═══ TASK INPUTS ═══

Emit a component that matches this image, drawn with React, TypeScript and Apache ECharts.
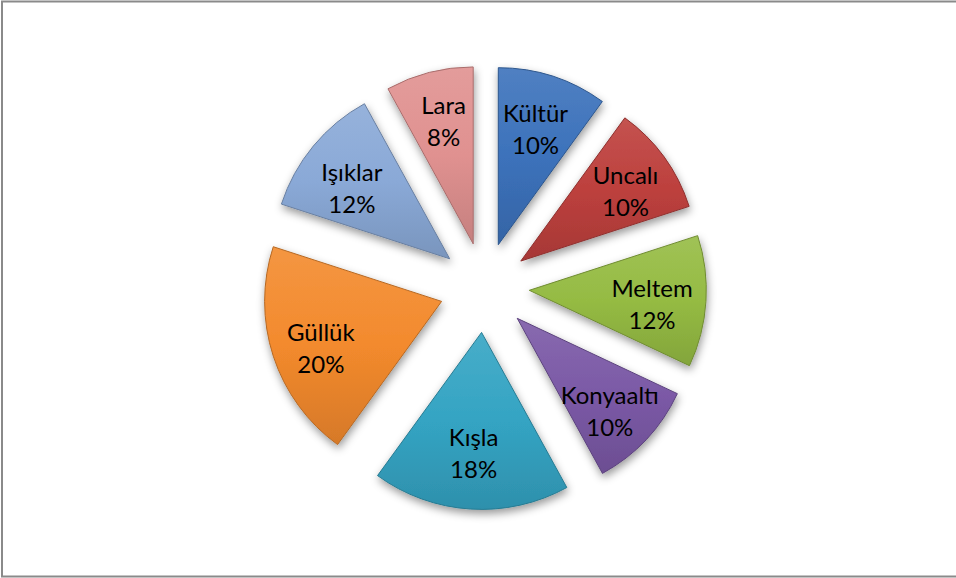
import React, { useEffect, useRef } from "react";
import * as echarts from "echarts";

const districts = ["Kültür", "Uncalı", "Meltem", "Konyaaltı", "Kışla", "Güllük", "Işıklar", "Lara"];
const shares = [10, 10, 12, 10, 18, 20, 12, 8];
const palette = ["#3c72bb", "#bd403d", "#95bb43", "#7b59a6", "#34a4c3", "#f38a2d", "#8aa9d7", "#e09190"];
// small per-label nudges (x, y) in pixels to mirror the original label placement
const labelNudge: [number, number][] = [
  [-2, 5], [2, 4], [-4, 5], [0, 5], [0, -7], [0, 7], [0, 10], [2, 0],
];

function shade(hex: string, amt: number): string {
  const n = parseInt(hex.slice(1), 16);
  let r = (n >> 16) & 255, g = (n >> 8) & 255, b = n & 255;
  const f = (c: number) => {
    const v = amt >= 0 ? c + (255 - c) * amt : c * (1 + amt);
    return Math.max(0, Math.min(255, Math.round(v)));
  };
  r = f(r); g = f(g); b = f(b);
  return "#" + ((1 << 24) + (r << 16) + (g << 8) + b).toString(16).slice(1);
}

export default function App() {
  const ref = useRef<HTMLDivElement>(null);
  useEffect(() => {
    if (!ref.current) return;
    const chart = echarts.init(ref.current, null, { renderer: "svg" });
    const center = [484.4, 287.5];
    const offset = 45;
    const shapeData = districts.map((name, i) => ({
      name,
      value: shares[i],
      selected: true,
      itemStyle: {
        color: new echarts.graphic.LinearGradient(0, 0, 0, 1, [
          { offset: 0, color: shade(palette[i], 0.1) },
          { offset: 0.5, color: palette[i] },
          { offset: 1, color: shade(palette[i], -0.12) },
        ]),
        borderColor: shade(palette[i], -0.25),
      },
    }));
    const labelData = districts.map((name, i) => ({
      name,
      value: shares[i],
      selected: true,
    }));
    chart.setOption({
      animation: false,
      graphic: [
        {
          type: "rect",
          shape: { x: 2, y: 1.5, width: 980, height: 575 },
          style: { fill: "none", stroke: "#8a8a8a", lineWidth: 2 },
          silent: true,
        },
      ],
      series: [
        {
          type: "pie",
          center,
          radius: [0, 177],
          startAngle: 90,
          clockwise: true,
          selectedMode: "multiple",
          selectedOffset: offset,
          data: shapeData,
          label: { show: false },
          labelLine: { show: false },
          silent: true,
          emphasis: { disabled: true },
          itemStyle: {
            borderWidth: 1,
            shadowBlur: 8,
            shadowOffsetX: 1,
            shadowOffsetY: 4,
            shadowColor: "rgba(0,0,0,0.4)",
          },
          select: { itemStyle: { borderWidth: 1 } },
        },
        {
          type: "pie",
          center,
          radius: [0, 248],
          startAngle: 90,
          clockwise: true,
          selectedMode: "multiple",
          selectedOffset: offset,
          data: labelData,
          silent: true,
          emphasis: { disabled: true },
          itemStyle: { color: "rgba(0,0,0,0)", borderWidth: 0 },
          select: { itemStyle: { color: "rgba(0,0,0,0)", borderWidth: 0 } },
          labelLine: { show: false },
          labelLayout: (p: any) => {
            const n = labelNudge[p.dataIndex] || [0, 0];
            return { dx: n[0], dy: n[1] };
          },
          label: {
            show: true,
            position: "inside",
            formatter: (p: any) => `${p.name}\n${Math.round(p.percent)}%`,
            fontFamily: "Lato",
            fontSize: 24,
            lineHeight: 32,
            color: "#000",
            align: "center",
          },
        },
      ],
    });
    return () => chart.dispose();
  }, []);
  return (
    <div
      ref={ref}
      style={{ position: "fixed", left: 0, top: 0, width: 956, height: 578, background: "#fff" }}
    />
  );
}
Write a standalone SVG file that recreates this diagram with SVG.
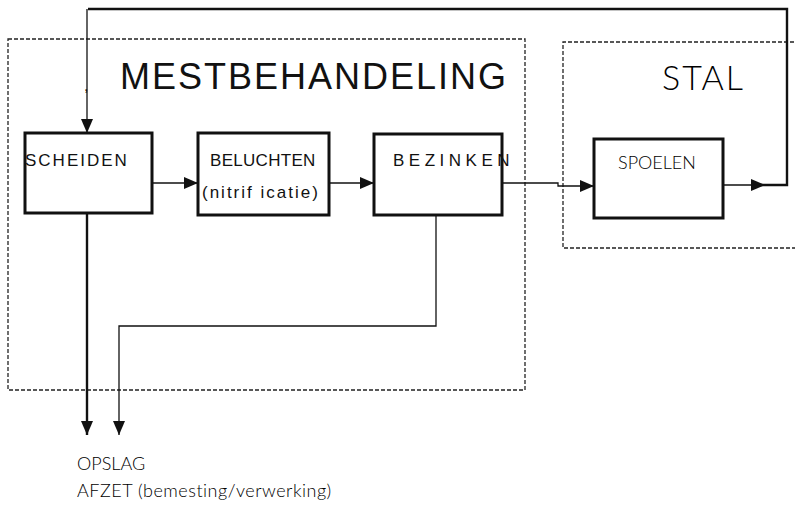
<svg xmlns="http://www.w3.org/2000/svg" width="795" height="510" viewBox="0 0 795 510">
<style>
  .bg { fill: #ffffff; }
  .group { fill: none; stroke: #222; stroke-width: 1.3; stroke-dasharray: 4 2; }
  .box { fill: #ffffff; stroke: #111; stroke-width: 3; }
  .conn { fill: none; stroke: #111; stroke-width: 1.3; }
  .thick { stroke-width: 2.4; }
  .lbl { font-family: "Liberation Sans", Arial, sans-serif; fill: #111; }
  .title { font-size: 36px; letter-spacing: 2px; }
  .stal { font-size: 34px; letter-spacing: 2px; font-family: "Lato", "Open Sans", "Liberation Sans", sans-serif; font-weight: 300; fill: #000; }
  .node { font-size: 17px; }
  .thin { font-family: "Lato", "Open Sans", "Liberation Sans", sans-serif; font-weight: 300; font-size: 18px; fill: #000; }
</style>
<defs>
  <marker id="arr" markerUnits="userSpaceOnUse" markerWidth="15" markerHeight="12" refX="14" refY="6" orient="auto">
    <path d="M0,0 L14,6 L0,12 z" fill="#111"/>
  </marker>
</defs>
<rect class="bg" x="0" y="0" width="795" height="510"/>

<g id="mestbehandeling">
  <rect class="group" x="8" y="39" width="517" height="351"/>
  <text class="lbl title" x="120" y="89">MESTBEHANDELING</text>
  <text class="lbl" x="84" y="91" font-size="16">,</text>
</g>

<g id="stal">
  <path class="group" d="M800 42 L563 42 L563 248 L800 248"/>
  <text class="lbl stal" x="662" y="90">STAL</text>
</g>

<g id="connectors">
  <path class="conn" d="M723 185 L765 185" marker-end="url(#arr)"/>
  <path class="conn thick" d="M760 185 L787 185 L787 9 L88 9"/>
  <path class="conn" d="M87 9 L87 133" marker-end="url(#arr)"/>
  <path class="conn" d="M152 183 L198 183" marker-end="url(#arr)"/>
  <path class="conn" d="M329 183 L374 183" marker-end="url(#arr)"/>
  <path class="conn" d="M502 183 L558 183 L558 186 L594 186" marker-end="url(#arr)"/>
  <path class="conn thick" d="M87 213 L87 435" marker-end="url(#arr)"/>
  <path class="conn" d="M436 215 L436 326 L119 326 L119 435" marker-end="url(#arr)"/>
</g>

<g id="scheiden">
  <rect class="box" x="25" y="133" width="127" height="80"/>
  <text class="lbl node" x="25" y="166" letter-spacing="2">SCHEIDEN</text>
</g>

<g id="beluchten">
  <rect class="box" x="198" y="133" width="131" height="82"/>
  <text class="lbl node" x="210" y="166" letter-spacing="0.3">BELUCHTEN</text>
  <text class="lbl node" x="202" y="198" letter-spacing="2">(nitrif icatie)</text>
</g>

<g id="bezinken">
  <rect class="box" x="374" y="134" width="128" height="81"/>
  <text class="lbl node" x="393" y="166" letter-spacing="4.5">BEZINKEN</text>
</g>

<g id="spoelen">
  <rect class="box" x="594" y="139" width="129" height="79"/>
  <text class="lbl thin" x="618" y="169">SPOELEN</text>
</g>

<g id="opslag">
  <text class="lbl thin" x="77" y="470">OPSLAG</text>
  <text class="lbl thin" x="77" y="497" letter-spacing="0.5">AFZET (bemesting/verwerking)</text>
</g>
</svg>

═══

Leave the pictures out and print the records above exactly as they stand.

Emit a component that matches this image, drawn with React, TypeScript and Apache ECharts.
import React, { useEffect, useRef } from "react";
import * as echarts from "echarts";

const districts = ["Kültür", "Uncalı", "Meltem", "Konyaaltı", "Kışla", "Güllük", "Işıklar", "Lara"];
const shares = [10, 10, 12, 10, 18, 20, 12, 8];
const palette = ["#3c72bb", "#bd403d", "#95bb43", "#7b59a6", "#34a4c3", "#f38a2d", "#8aa9d7", "#e09190"];
// small per-label nudges (x, y) in pixels to mirror the original label placement
const labelNudge: [number, number][] = [
  [-2, 5], [2, 4], [-4, 5], [0, 5], [0, -7], [0, 7], [0, 10], [2, 0],
];

function shade(hex: string, amt: number): string {
  const n = parseInt(hex.slice(1), 16);
  let r = (n >> 16) & 255, g = (n >> 8) & 255, b = n & 255;
  const f = (c: number) => {
    const v = amt >= 0 ? c + (255 - c) * amt : c * (1 + amt);
    return Math.max(0, Math.min(255, Math.round(v)));
  };
  r = f(r); g = f(g); b = f(b);
  return "#" + ((1 << 24) + (r << 16) + (g << 8) + b).toString(16).slice(1);
}

export default function App() {
  const ref = useRef<HTMLDivElement>(null);
  useEffect(() => {
    if (!ref.current) return;
    const chart = echarts.init(ref.current, null, { renderer: "svg" });
    const center = [484.4, 287.5];
    const offset = 45;
    const shapeData = districts.map((name, i) => ({
      name,
      value: shares[i],
      selected: true,
      itemStyle: {
        color: new echarts.graphic.LinearGradient(0, 0, 0, 1, [
          { offset: 0, color: shade(palette[i], 0.1) },
          { offset: 0.5, color: palette[i] },
          { offset: 1, color: shade(palette[i], -0.12) },
        ]),
        borderColor: shade(palette[i], -0.25),
      },
    }));
    const labelData = districts.map((name, i) => ({
      name,
      value: shares[i],
      selected: true,
    }));
    chart.setOption({
      animation: false,
      graphic: [
        {
          type: "rect",
          shape: { x: 2, y: 1.5, width: 980, height: 575 },
          style: { fill: "none", stroke: "#8a8a8a", lineWidth: 2 },
          silent: true,
        },
      ],
      series: [
        {
          type: "pie",
          center,
          radius: [0, 177],
          startAngle: 90,
          clockwise: true,
          selectedMode: "multiple",
          selectedOffset: offset,
          data: shapeData,
          label: { show: false },
          labelLine: { show: false },
          silent: true,
          emphasis: { disabled: true },
          itemStyle: {
            borderWidth: 1,
            shadowBlur: 8,
            shadowOffsetX: 1,
            shadowOffsetY: 4,
            shadowColor: "rgba(0,0,0,0.4)",
          },
          select: { itemStyle: { borderWidth: 1 } },
        },
        {
          type: "pie",
          center,
          radius: [0, 248],
          startAngle: 90,
          clockwise: true,
          selectedMode: "multiple",
          selectedOffset: offset,
          data: labelData,
          silent: true,
          emphasis: { disabled: true },
          itemStyle: { color: "rgba(0,0,0,0)", borderWidth: 0 },
          select: { itemStyle: { color: "rgba(0,0,0,0)", borderWidth: 0 } },
          labelLine: { show: false },
          labelLayout: (p: any) => {
            const n = labelNudge[p.dataIndex] || [0, 0];
            return { dx: n[0], dy: n[1] };
          },
          label: {
            show: true,
            position: "inside",
            formatter: (p: any) => `${p.name}\n${Math.round(p.percent)}%`,
            fontFamily: "Lato",
            fontSize: 24,
            lineHeight: 32,
            color: "#000",
            align: "center",
          },
        },
      ],
    });
    return () => chart.dispose();
  }, []);
  return (
    <div
      ref={ref}
      style={{ position: "fixed", left: 0, top: 0, width: 956, height: 578, background: "#fff" }}
    />
  );
}
Write a standalone SVG file that recreates this diagram with SVG.
<svg xmlns="http://www.w3.org/2000/svg" width="795" height="510" viewBox="0 0 795 510">
<style>
  .bg { fill: #ffffff; }
  .group { fill: none; stroke: #222; stroke-width: 1.3; stroke-dasharray: 4 2; }
  .box { fill: #ffffff; stroke: #111; stroke-width: 3; }
  .conn { fill: none; stroke: #111; stroke-width: 1.3; }
  .thick { stroke-width: 2.4; }
  .lbl { font-family: "Liberation Sans", Arial, sans-serif; fill: #111; }
  .title { font-size: 36px; letter-spacing: 2px; }
  .stal { font-size: 34px; letter-spacing: 2px; font-family: "Lato", "Open Sans", "Liberation Sans", sans-serif; font-weight: 300; fill: #000; }
  .node { font-size: 17px; }
  .thin { font-family: "Lato", "Open Sans", "Liberation Sans", sans-serif; font-weight: 300; font-size: 18px; fill: #000; }
</style>
<defs>
  <marker id="arr" markerUnits="userSpaceOnUse" markerWidth="15" markerHeight="12" refX="14" refY="6" orient="auto">
    <path d="M0,0 L14,6 L0,12 z" fill="#111"/>
  </marker>
</defs>
<rect class="bg" x="0" y="0" width="795" height="510"/>

<g id="mestbehandeling">
  <rect class="group" x="8" y="39" width="517" height="351"/>
  <text class="lbl title" x="120" y="89">MESTBEHANDELING</text>
  <text class="lbl" x="84" y="91" font-size="16">,</text>
</g>

<g id="stal">
  <path class="group" d="M800 42 L563 42 L563 248 L800 248"/>
  <text class="lbl stal" x="662" y="90">STAL</text>
</g>

<g id="connectors">
  <path class="conn" d="M723 185 L765 185" marker-end="url(#arr)"/>
  <path class="conn thick" d="M760 185 L787 185 L787 9 L88 9"/>
  <path class="conn" d="M87 9 L87 133" marker-end="url(#arr)"/>
  <path class="conn" d="M152 183 L198 183" marker-end="url(#arr)"/>
  <path class="conn" d="M329 183 L374 183" marker-end="url(#arr)"/>
  <path class="conn" d="M502 183 L558 183 L558 186 L594 186" marker-end="url(#arr)"/>
  <path class="conn thick" d="M87 213 L87 435" marker-end="url(#arr)"/>
  <path class="conn" d="M436 215 L436 326 L119 326 L119 435" marker-end="url(#arr)"/>
</g>

<g id="scheiden">
  <rect class="box" x="25" y="133" width="127" height="80"/>
  <text class="lbl node" x="25" y="166" letter-spacing="2">SCHEIDEN</text>
</g>

<g id="beluchten">
  <rect class="box" x="198" y="133" width="131" height="82"/>
  <text class="lbl node" x="210" y="166" letter-spacing="0.3">BELUCHTEN</text>
  <text class="lbl node" x="202" y="198" letter-spacing="2">(nitrif icatie)</text>
</g>

<g id="bezinken">
  <rect class="box" x="374" y="134" width="128" height="81"/>
  <text class="lbl node" x="393" y="166" letter-spacing="4.5">BEZINKEN</text>
</g>

<g id="spoelen">
  <rect class="box" x="594" y="139" width="129" height="79"/>
  <text class="lbl thin" x="618" y="169">SPOELEN</text>
</g>

<g id="opslag">
  <text class="lbl thin" x="77" y="470">OPSLAG</text>
  <text class="lbl thin" x="77" y="497" letter-spacing="0.5">AFZET (bemesting/verwerking)</text>
</g>
</svg>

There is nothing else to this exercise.